The arguments for full public exposure are obvious to those who know the subject.

Including those in DB (and in public DB especially) over 1m are not getting the Government saving incentive promised them on their contributions.

  • The impact on individuals is around £34 this year rising to £64 next year and more if the lower earnings threshold for tax  further diverges from the lower earnings threshold for auto-enrolment
  • Two thirds of those effected are women as women tend to take part time jobs and often earn less than £12,500 in a year.
  • The LITRC and NOW pensions have come up with a solution to fix the problem through pay-coding adjustments. Read about it here.

As Ros Altmann said, the issue is one of social justice; treating the low paid fairly, treating women fairly – keeping the promise of 3-4-1. The red is the Government promise to meet the balance of the cost of auto-enrolment after the employer had paid three and the employee three.

Forcing the employee to pay that “1” rather than the employee getting the money paid into their pot on their behalf (what happens at NEST , Peoples and with contract based plans) means that HMRC wins and ordinary people lose.

The issue that the people in the photo were struggling with was precisely the issue that forced those producing the simplified illustration to remove the line about charges

  1. Those running net pay schemes say it’s too hard to move to relief at source
  2. Full disclosure of the problem would tarnish auto-enrolment
  3. Full disclosure would reduce savings.

Why I fundamentally disagree with partial disclosure

As can be proved by the photos at the top of the picture, giving people half the picture gives people the wrong impression. When it later emerges that they’ve only been told half the story – shown half the photo – people feel conned – especially if they have been!

Secondly, it is a matter of fact that pensions cost manage to money, leaving people under the impression that they don’t is the opposite of financial education – it’s deliberately disempowering people from engaging with what they are doing. Disempower people and you can expect people to be led wherever you want them to be. This is a scammers charter.

Allowing the net-pay anomaly to run on and on simply makes the matter worse. It’s what we did for years with GMP equalisation. Now the bill for GMP equalisation is going to be horrid, not because there’s a lot of equalisation to be done – but because so much back testing needs to go on for so long.

With the net-pay anomaly, the situation is worse. When the million + people who’ve not been getting their “1” find out, then the impact on pensions confidence will be greater and the bill to put things right will be greater too.

If you want WASPI type issues, sweep the problem under the carpet – leave it to the next generation to sort out.


Why I will continue to tell it as I see it.

A tiny fraction of the population read this blog.
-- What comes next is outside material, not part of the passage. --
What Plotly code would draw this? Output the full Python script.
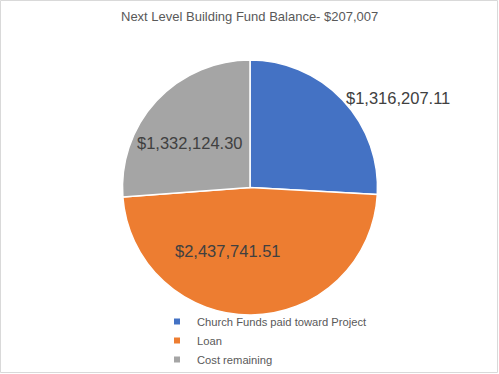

Compared to the broadcast media and the daily papers, this blog is irrelevant. It’s relevance is that it feeds the stories that the broadcast media and daily papers publish.

Good journalists read blogs like mine because they contain the germs of stories that they can rewrite better. I’m not cross when they do – I’m delighted. I’m cross when the popular press and broadcasters don’t listen or don’t want to listen.

Thankfully we have a free press that publishes articles that criticise Government as well as praise it.

We all know that saving for retirement is a good thing and that auto-enrolment is a great way of getting people to save for retirement.

We all know that annual pension statements – especially the simple one that Ruston Smith and Quietroom have produced are good.

We all know that pensions cost money and that costs vary (as does value). Pretending that all pensions are the same is not good. The public know that some pensions do better than others – some cost more than others – the public are not stupid and if we treat them like they were – they will turn away from us.

We all know that a promise is a promise. If you promise that you will pay 1% into an auto-enrolled workplace pension  and don’t then it is you that have broken the promise.

It is not good enough for the Treasury to blame the DWP

It is not good enough for the FCA to blame TPR

If is not good enough for TPR to blame employers

It is not good enough for everyone to blame the net pay pension administrators who cannot change their systems.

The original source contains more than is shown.